On Male-Dominated Spaces and Internalized Sexism
The spring semester of my freshmen year of college, I took a class called "Intro to Political Theory." I was obsessed with the syllabus (Kant and Marx make my head hurt in all the right ways) and more than ready to start studying the topics I was most passionate about after a painful semester of Bio 101 (I will never touch another microscope as long as I live). But on the first day, as I walked in bright-eyed, bushy-tailed and equipped with a fresh notebook, I noticed something: the majority of the class, including the professor, was male.
I thought I was prepared for this; it’s no secret that politics is an incredibly male-dominated field. But as a student at a liberal arts school, I had certain expectations for my experience. "It’s different here," I told myself. But listening to my professor dissect Aristotle, I realized that I had taken for granted the blanket of comfort that female-identified majority classes with female professors had swaddled me in my previous semester. For the first time that year, I felt small and realized that the power structure women exist in is not transcended even by the “progressive” bubble of a liberal arts college.
Day after day, I would sit in the same seat as far away from my professor as possible, while he conversed with students about the reading. I always spent hours on these assignments, but felt as if I had nothing to say about them in this environment. Even when I did have a comment, I would wait around for some guy to say the exact same thing, suddenly losing all confidence in my idea, subconsciously waiting to be validated by a male voice. I was paranoid that my intelligence would be questioned, and accepted silence in lieu of the possibility of being called out for being wrong — for being a woman in a space traditionally unwelcome to my gender.

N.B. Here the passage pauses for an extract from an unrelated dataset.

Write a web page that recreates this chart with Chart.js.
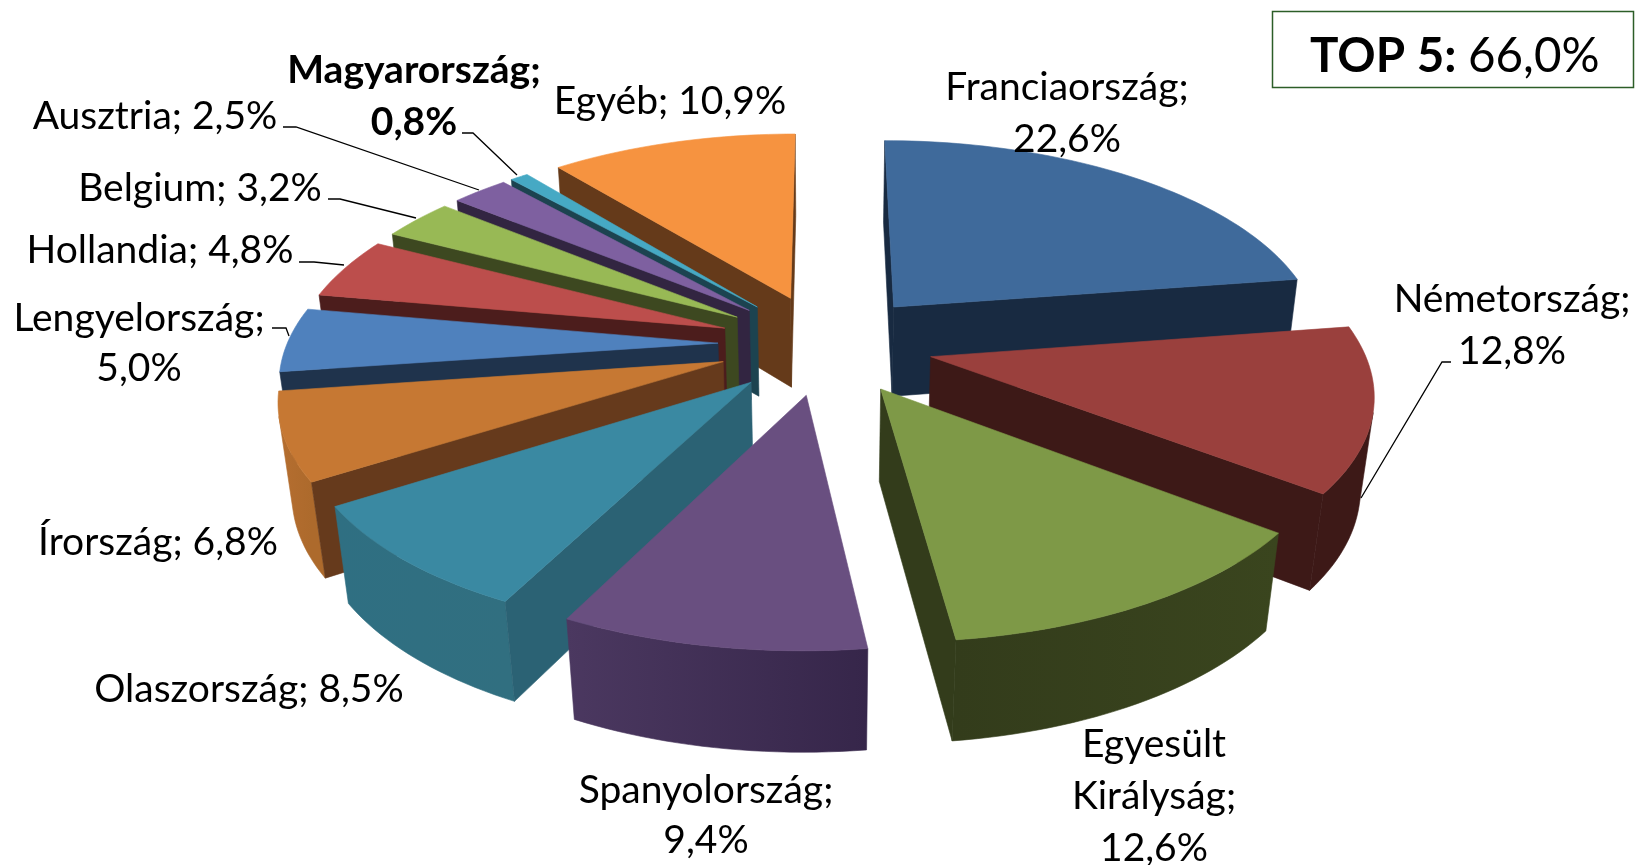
<!DOCTYPE html>
<html lang="hu">
<head>
<meta charset="utf-8">
<title>TOP 5: 66,0%</title>
<script src="https://cdn.jsdelivr.net/npm/chart.js@4/dist/chart.umd.min.js"></script>
<style>
html,body{margin:0;padding:0;background:#fff;overflow:hidden}
#wrap{position:relative;width:1635px;height:865px}
</style>
</head>
<body>
<div id="wrap"><canvas id="c" width="1635" height="865"></canvas></div>
<script>
// ---- data ----
const categories = ['Franciaország','Németország','Egyesült Királyság','Spanyolország','Olaszország','Írország','Lengyelország','Hollandia','Belgium','Ausztria','Magyarország','Egyéb'];
const shares = [22.6,12.8,12.6,9.4,8.5,6.8,5.0,4.8,3.2,2.5,0.8,10.9];
const summaryLabel = 'TOP 5:';
const summaryValue = '66,0%';

// ---- styles ----
const topColors = ['#3f6a9b','#9a403d','#7e9947','#694f80','#3a89a2','#c67833','#4f81bd','#bc4e4c','#98b955','#7e60a0','#46a9c4','#f69340'];
const cutColors = ['#182a41','#3d1917','#333c1b','#463459','#2b6274','#663a1c','#1f334c','#4c1d1c','#3d4820','#322541','#1c4350','#653a1a'];
const rimLeft   = ['#1d314b','#3d1917','#333c1b','#4b3860','#2f6f82','#b56e30','#2a4a70','#7a2f2e','#5a7030','#4c3a62','#2a6a7c','#c87a35'];
const rimRight  = ['#182a41','#3d1917','#3a451e','#36264a','#316f80','#ad6a2c','#2a4a70','#7a2f2e','#5a7030','#4c3a62','#2a6a7c','#c87a35'];

// ---- layout of the texts (line breaks and anchors) ----
const FONT = 'Lato, Carlito, sans-serif';
const labelLayout = [
  {lines:[0,1], x:1067, y:[87.5,139.5]},
  {lines:[0,1], x:1512, y:[299.5,351.5]},
  {lines:[2,1], x:1154, y:[744.5,796.5,848.5], split:true},
  {lines:[0,1], x:706,  y:[790.5,840.5]},
  {x:249, y:[689.5]},
  {x:158, y:[542.5]},
  {lines:[0,1], x:139, y:[318.5,368.5]},
  {x:160, y:[250.5]},
  {x:200, y:[188.5]},
  {x:155, y:[116.5]},
  {lines:[0,1], x:414, y:[70.5,122.5], bold:true},
  {x:670, y:[101.5]}
];
const leaders = [
  [[1451,362],[1442,362],[1361,498]],
  [[272,328],[286,328],[289,336]],
  [[299,262],[314,262],[344,265]],
  [[328,199],[340,199],[416,218]],
  [[283,127],[296,127],[479,190]],
  [[462,133],[473,133],[517,175]]
];
const view = {cx:825.5, cy:344, Rx:431, Ry:201, depth:93, k:0.1475, kx:0.155, m:0.025};

function project(X, Y, Z){
  const wy = 1 - view.k*Y + view.m*Z;
  const wx = 1 - view.kx*Y + view.m*Z;
  return [view.cx + view.Rx*X/wx, view.cy + (view.Ry*Y + view.depth*Z)/wy];
}
function polyArea(p){
  let s = 0;
  for(let i=0;i<p.length;i++){const a=p[i],b=p[(i+1)%p.length];s+=a[0]*b[1]-b[0]*a[1];}
  return s/2;
}
function fillPoly(ctx,p,fill){
  ctx.beginPath();
  p.forEach((q,i)=>i?ctx.lineTo(q[0],q[1]):ctx.moveTo(q[0],q[1]));
  ctx.closePath();
  ctx.fillStyle=fill; ctx.fill();
  ctx.strokeStyle=fill; ctx.lineWidth=0.6; ctx.stroke();
}

const pie3d = {
  id:'pie3d',
  beforeDatasetsDraw(chart){
    const ctx = chart.ctx;
    const arcs = chart.getDatasetMeta(0).data;
    const order = arcs.map((a,i)=>i).sort((i,j)=>{
      const mi=(arcs[i].startAngle+arcs[i].endAngle)/2, mj=(arcs[j].startAngle+arcs[j].endAngle)/2;
      return Math.sin(mi)-Math.sin(mj);
    });
    for(const i of order){
      const a = arcs[i];
      const mid = (a.startAngle+a.endAngle)/2;
      const e = (a.options.offset/4)/a.outerRadius;
      const ax = e*Math.cos(mid), ay = e*Math.sin(mid);
      const n = Math.max(6,Math.ceil((a.endAngle-a.startAngle)*40));
      const rimPlane = [];
      for(let s=0;s<=n;s++){
        const t=a.startAngle+(a.endAngle-a.startAngle)*s/n;
        rimPlane.push([ax+Math.cos(t),ay+Math.sin(t)]);
      }
      const top = rimPlane.map(p=>project(p[0],p[1],0));
      const bot = rimPlane.map(p=>project(p[0],p[1],1));
      const apexT = project(ax,ay,0), apexB = project(ax,ay,1);
      // outer wall: contiguous runs of the segments that face the viewer
      const xs = top.map(p=>p[0]);
      const g = ctx.createLinearGradient(Math.min(...xs),0,Math.max(...xs),0);
      g.addColorStop(0,rimLeft[i]); g.addColorStop(1,rimRight[i]);
      let runStart=-1;
      for(let s=0;s<=n;s++){
        const vis = s<n && polyArea([top[s],top[s+1],bot[s+1],bot[s]])<0;
        if(vis && runStart<0) runStart=s;
        if(!vis && runStart>=0){
          fillPoly(ctx,[...top.slice(runStart,s+1),...bot.slice(runStart,s+1).reverse()],g);
          runStart=-1;
        }
      }
      // cut walls
      const qs=[apexT,top[0],bot[0],apexB];
      if(polyArea(qs)<0) fillPoly(ctx,qs,cutColors[i]);
      const qe=[apexT,top[n],bot[n],apexB];
      if(polyArea(qe)>0) fillPoly(ctx,qe,cutColors[i]);
      // top face
      fillPoly(ctx,[apexT,...top],a.options.backgroundColor);
    }
    return false;
  },
  afterDraw(chart){
    const ctx = chart.ctx;
    ctx.save();
    ctx.strokeStyle='#000'; ctx.lineWidth=1.3;
    leaders.forEach(l=>{
      ctx.beginPath();
      l.forEach((p,i)=>i?ctx.lineTo(p[0],p[1]):ctx.moveTo(p[0],p[1]));
      ctx.stroke();
    });
    ctx.fillStyle='#000'; ctx.textAlign='center'; ctx.textBaseline='middle';
    categories.forEach((cat,i)=>{
      const L = labelLayout[i];
      const val = shares[i].toFixed(1).replace('.',',')+'%';
      let rows;
      if(L.split){ const parts = cat.split(' '); rows=[parts[0],parts[1]+';',val]; }
      else if(L.lines){ rows=[cat+';',val]; }
      else rows=[cat+'; '+val];
      ctx.font=(L.bold?'bold ':'')+'39px '+FONT;
      rows.forEach((r,k)=>ctx.fillText(r,L.x,L.y[k]));
    });
    // summary box
    ctx.strokeStyle='#2c5e28'; ctx.lineWidth=1.5;
    ctx.strokeRect(1272.5,11.5,361,76);
    ctx.textAlign='left'; ctx.textBaseline='alphabetic';
    ctx.font='bold 47.5px '+FONT;
    ctx.fillText(summaryLabel,1310,72);
    const w=ctx.measureText(summaryLabel+' ').width;
    ctx.font='47.5px '+FONT;
    ctx.fillText(summaryValue,1310+w,72);
    ctx.restore();
  }
};

new Chart(document.getElementById('c'),{
  type:'pie',
  data:{labels:categories,datasets:[{data:shares,backgroundColor:topColors,borderWidth:0,offset:288}]},
  options:{
    responsive:false,animation:false,
    layout:{padding:0},
    plugins:{legend:{display:false},tooltip:{enabled:false},title:{display:false}}
  },
  plugins:[pie3d]
});
</script>
</body>
</html>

When finals rolled around, I reflected upon the toll that this deep-rooted sense of fear had taken on my success in the class. I never went to my professor’s office hours out of sheer insecurity, and so all of my questions went unanswered. I flunked a lot of quizzes despite countless hours of studying.
But the more I mulled over my situation, I came to realize that in actuality I probably knew just as much, if not a lot more, than many of the guys in that room. Despite the confidence they exuded, my male peers were probably also mentally decimated after hours of meticulous, yet seemingly unsuccessful, reading. But as a woman, I felt forced to prove — and in this case, incapable of proving — myself in ways that my male peers likely didn't.
This feeling of never measuring up, of never experiencing the privilege of self-assurance, made being a student absolutely nerve-wracking, but is also part of a much larger gender-based double standard. For centuries, we've all been taught that there’s some nebulous gap of ability between genders. This fabled, internal obstacle — as well as clear external obstacles, like workplace harassment and the wage gap — encourages women to overcompensate and leads to the genuine belief that we are somehow inherently less worthy. Gender always seems to take center stage for women, even when we're in prestigious places. The praise women receive for their accomplishments is silently accompanied by the knowledge that they overcame something men don’t have to. And because of that, we have come to simply expect everything to be a little more challenging.
Supporting other girls and their achievements, especially in male-dominated fields and spaces, is so important. But ultimately, I want what I do in this world to be impressive based on its own merit — not just because it's the result of a woman overcoming a patriarchal power dynamic. I want this internalized feeling of being something less to disappear. And I don’t want any girl in academia, and beyond, to feel the way that I felt in that classroom.